--- START ---
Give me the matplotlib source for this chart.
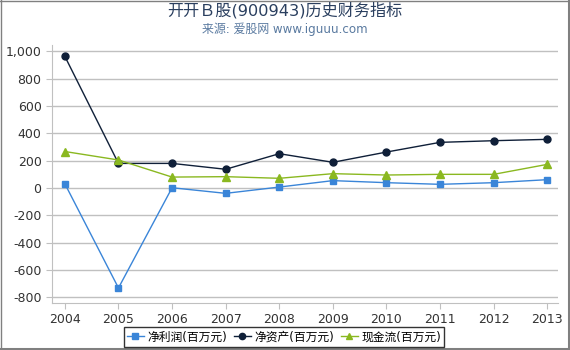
import matplotlib
matplotlib.use("Agg")
import matplotlib.pyplot as plt
from matplotlib.ticker import FuncFormatter
from matplotlib.lines import Line2D

plt.rcParams['font.family'] = ['DejaVu Sans', 'Noto Sans CJK SC']

years = [2004, 2005, 2006, 2007, 2008, 2009, 2010, 2011, 2012, 2013]
net_profit = [31, -731, 2, -39, 7, 54, 39, 27, 39, 61]
net_assets = [963, 180, 180, 137, 251, 188, 263, 334, 346, 356]
cash_flow = [267, 205, 80, 83, 71, 105, 95, 100, 100, 173]

labels = ["净利润(百万元)", "净资产(百万元)", "现金流(百万元)"]
colors = ["#3a85d8", "#0f1f38", "#8ab820"]

fig = plt.figure(figsize=(5.7, 3.5), dpi=100)
ax = fig.add_axes([52 / 570, 1 - 303 / 350, 506 / 570, 258 / 350])

ax.plot(years, net_profit, color=colors[0], marker='s', markersize=4.6, linewidth=1, label=labels[0])
ax.plot(years, net_assets, color=colors[1], marker='o', markersize=5, linewidth=1, label=labels[1])
ax.plot(years, cash_flow, color=colors[2], marker='^', markersize=5.5, linewidth=1, label=labels[2])

ax.set_xlim(2003.76, 2013.2)
ax.set_ylim(-841, 1046)
ax.set_xticks(years)
ax.set_yticks(range(-800, 1001, 200))
ax.yaxis.set_major_formatter(FuncFormatter(lambda v, p: f"{int(v):,}"))
ax.grid(axis='y', color='#c0c0c0', linewidth=1)
ax.set_axisbelow(True)
for s in ['top', 'right']:
    ax.spines[s].set_visible(False)
for s in ['left', 'bottom']:
    ax.spines[s].set_color('#c0c0c0')
ax.tick_params(axis='both', colors='#c0c0c0', labelcolor='#333333', labelsize=9, length=4)

fig.text(0.5, 1 - 10.5 / 350, "开开Ｂ股(900943)历史财务指标", ha='center', va='center', fontsize=11.6, color='#2a3f5f')
fig.text(0.5, 1 - 29 / 350, "来源: 爱股网 www.iguuu.com", ha='center', va='center', fontsize=8.6, color='#5a7aa0')

leg = fig.legend(loc='center', bbox_to_anchor=(284 / 570, 1 - 337 / 350), ncol=3, fontsize=8.5,
                 frameon=True, fancybox=False, edgecolor='black', handlelength=1.4, columnspacing=0.6,
                 handletextpad=0.3, borderpad=0.3, borderaxespad=0, markerscale=0.9)
leg.get_frame().set_linewidth(1)

# outer border: thin on top/left, heavier on right/bottom
border = '#808080'
fig.add_artist(Line2D([0.5 / 570, 0.5 / 570], [0, 1], color=border, linewidth=1))
fig.add_artist(Line2D([0, 1], [1 - 0.5 / 350, 1 - 0.5 / 350], color=border, linewidth=1))
fig.add_artist(Line2D([1 - 1.5 / 570, 1 - 1.5 / 570], [0, 1], color=border, linewidth=2.2))
fig.add_artist(Line2D([0, 1], [1.5 / 350, 1.5 / 350], color=border, linewidth=2.2))

fig.savefig("out.png", dpi=100)
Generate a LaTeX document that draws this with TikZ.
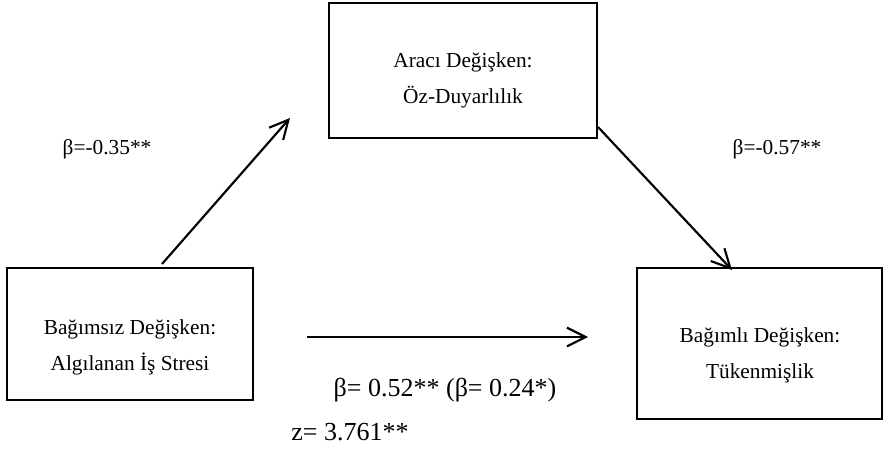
\documentclass[tikz,border=0pt]{standalone}
\usepackage{fontspec}
\setmainfont{Liberation Serif}
\usetikzlibrary{arrows.meta,fit}

\tikzset{
  boxline/.style={draw, line width=0.9pt, inner sep=0pt},
  boxtext/.style={align=center, font=\fontsize{16}{27}\selectfont},
  coef/.style={font=\fontsize{16}{19}\selectfont},
  bigcoef/.style={font=\fontsize{19.5}{23}\selectfont},
  path arrow/.style={line width=1.6pt, -{Straight Barb[length=14pt,width=14pt,line width=1.6pt]}}
}

\begin{document}
\begin{tikzpicture}[x=0.75pt, y=-0.75pt]
\useasboundingbox (0,0) rectangle (887,467);

% the three boxes
\node[boxline, fit={(329,3) (597,138)}] (med) {};
\node[boxline, fit={(7,268) (253,400)}] (iv) {};
\node[boxline, fit={(637,268) (882,419)}] (dv) {};

\node[boxtext] (medtxt) at (463,80) {Aracı Değişken:\\Öz-Duyarlılık};
\node[boxtext] (ivtxt) at (130,347) {Bağımsız Değişken:\\Algılanan İş Stresi};
\node[boxtext] (dvtxt) at (760,355) {Bağımlı Değişken:\\Tükenmişlik};

% arrow ends
\coordinate (a) at (162,264);
\coordinate (b) at (290,118);
\coordinate (c) at (598,127);
\coordinate (d) at (732,270);
\coordinate (e) at (307,337);
\coordinate (f) at (588,337);

\draw[path arrow] (a) -- (b);
\draw[path arrow] (c) -- (d);
\draw[path arrow] (e) -- (f);

% coefficients
\node[coef] (ca) at (107,149) {β=-0.35**};
\node[coef] (cb) at (777,149) {β=-0.57**};
\node[bigcoef] (cc) at (445,390) {β= 0.52** (β= 0.24*)};
\node[bigcoef] (cz) at (350,432) {z= 3.761**};
\end{tikzpicture}
\end{document}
--- END ---
** What you need to do **
Pictures in the records must not appear in the copy; transcribe everything else precisely.

** Solution for this task **
Give me the matplotlib source for this chart.
import matplotlib
matplotlib.use("Agg")
import matplotlib.pyplot as plt
from matplotlib.ticker import FuncFormatter
from matplotlib.lines import Line2D

plt.rcParams['font.family'] = ['DejaVu Sans', 'Noto Sans CJK SC']

years = [2004, 2005, 2006, 2007, 2008, 2009, 2010, 2011, 2012, 2013]
net_profit = [31, -731, 2, -39, 7, 54, 39, 27, 39, 61]
net_assets = [963, 180, 180, 137, 251, 188, 263, 334, 346, 356]
cash_flow = [267, 205, 80, 83, 71, 105, 95, 100, 100, 173]

labels = ["净利润(百万元)", "净资产(百万元)", "现金流(百万元)"]
colors = ["#3a85d8", "#0f1f38", "#8ab820"]

fig = plt.figure(figsize=(5.7, 3.5), dpi=100)
ax = fig.add_axes([52 / 570, 1 - 303 / 350, 506 / 570, 258 / 350])

ax.plot(years, net_profit, color=colors[0], marker='s', markersize=4.6, linewidth=1, label=labels[0])
ax.plot(years, net_assets, color=colors[1], marker='o', markersize=5, linewidth=1, label=labels[1])
ax.plot(years, cash_flow, color=colors[2], marker='^', markersize=5.5, linewidth=1, label=labels[2])

ax.set_xlim(2003.76, 2013.2)
ax.set_ylim(-841, 1046)
ax.set_xticks(years)
ax.set_yticks(range(-800, 1001, 200))
ax.yaxis.set_major_formatter(FuncFormatter(lambda v, p: f"{int(v):,}"))
ax.grid(axis='y', color='#c0c0c0', linewidth=1)
ax.set_axisbelow(True)
for s in ['top', 'right']:
    ax.spines[s].set_visible(False)
for s in ['left', 'bottom']:
    ax.spines[s].set_color('#c0c0c0')
ax.tick_params(axis='both', colors='#c0c0c0', labelcolor='#333333', labelsize=9, length=4)

fig.text(0.5, 1 - 10.5 / 350, "开开Ｂ股(900943)历史财务指标", ha='center', va='center', fontsize=11.6, color='#2a3f5f')
fig.text(0.5, 1 - 29 / 350, "来源: 爱股网 www.iguuu.com", ha='center', va='center', fontsize=8.6, color='#5a7aa0')

leg = fig.legend(loc='center', bbox_to_anchor=(284 / 570, 1 - 337 / 350), ncol=3, fontsize=8.5,
                 frameon=True, fancybox=False, edgecolor='black', handlelength=1.4, columnspacing=0.6,
                 handletextpad=0.3, borderpad=0.3, borderaxespad=0, markerscale=0.9)
leg.get_frame().set_linewidth(1)

# outer border: thin on top/left, heavier on right/bottom
border = '#808080'
fig.add_artist(Line2D([0.5 / 570, 0.5 / 570], [0, 1], color=border, linewidth=1))
fig.add_artist(Line2D([0, 1], [1 - 0.5 / 350, 1 - 0.5 / 350], color=border, linewidth=1))
fig.add_artist(Line2D([1 - 1.5 / 570, 1 - 1.5 / 570], [0, 1], color=border, linewidth=2.2))
fig.add_artist(Line2D([0, 1], [1.5 / 350, 1.5 / 350], color=border, linewidth=2.2))

fig.savefig("out.png", dpi=100)
Generate a LaTeX document that draws this with TikZ.
\documentclass[tikz,border=0pt]{standalone}
\usepackage{fontspec}
\setmainfont{Liberation Serif}
\usetikzlibrary{arrows.meta,fit}

\tikzset{
  boxline/.style={draw, line width=0.9pt, inner sep=0pt},
  boxtext/.style={align=center, font=\fontsize{16}{27}\selectfont},
  coef/.style={font=\fontsize{16}{19}\selectfont},
  bigcoef/.style={font=\fontsize{19.5}{23}\selectfont},
  path arrow/.style={line width=1.6pt, -{Straight Barb[length=14pt,width=14pt,line width=1.6pt]}}
}

\begin{document}
\begin{tikzpicture}[x=0.75pt, y=-0.75pt]
\useasboundingbox (0,0) rectangle (887,467);

% the three boxes
\node[boxline, fit={(329,3) (597,138)}] (med) {};
\node[boxline, fit={(7,268) (253,400)}] (iv) {};
\node[boxline, fit={(637,268) (882,419)}] (dv) {};

\node[boxtext] (medtxt) at (463,80) {Aracı Değişken:\\Öz-Duyarlılık};
\node[boxtext] (ivtxt) at (130,347) {Bağımsız Değişken:\\Algılanan İş Stresi};
\node[boxtext] (dvtxt) at (760,355) {Bağımlı Değişken:\\Tükenmişlik};

% arrow ends
\coordinate (a) at (162,264);
\coordinate (b) at (290,118);
\coordinate (c) at (598,127);
\coordinate (d) at (732,270);
\coordinate (e) at (307,337);
\coordinate (f) at (588,337);

\draw[path arrow] (a) -- (b);
\draw[path arrow] (c) -- (d);
\draw[path arrow] (e) -- (f);

% coefficients
\node[coef] (ca) at (107,149) {β=-0.35**};
\node[coef] (cb) at (777,149) {β=-0.57**};
\node[bigcoef] (cc) at (445,390) {β= 0.52** (β= 0.24*)};
\node[bigcoef] (cz) at (350,432) {z= 3.761**};
\end{tikzpicture}
\end{document}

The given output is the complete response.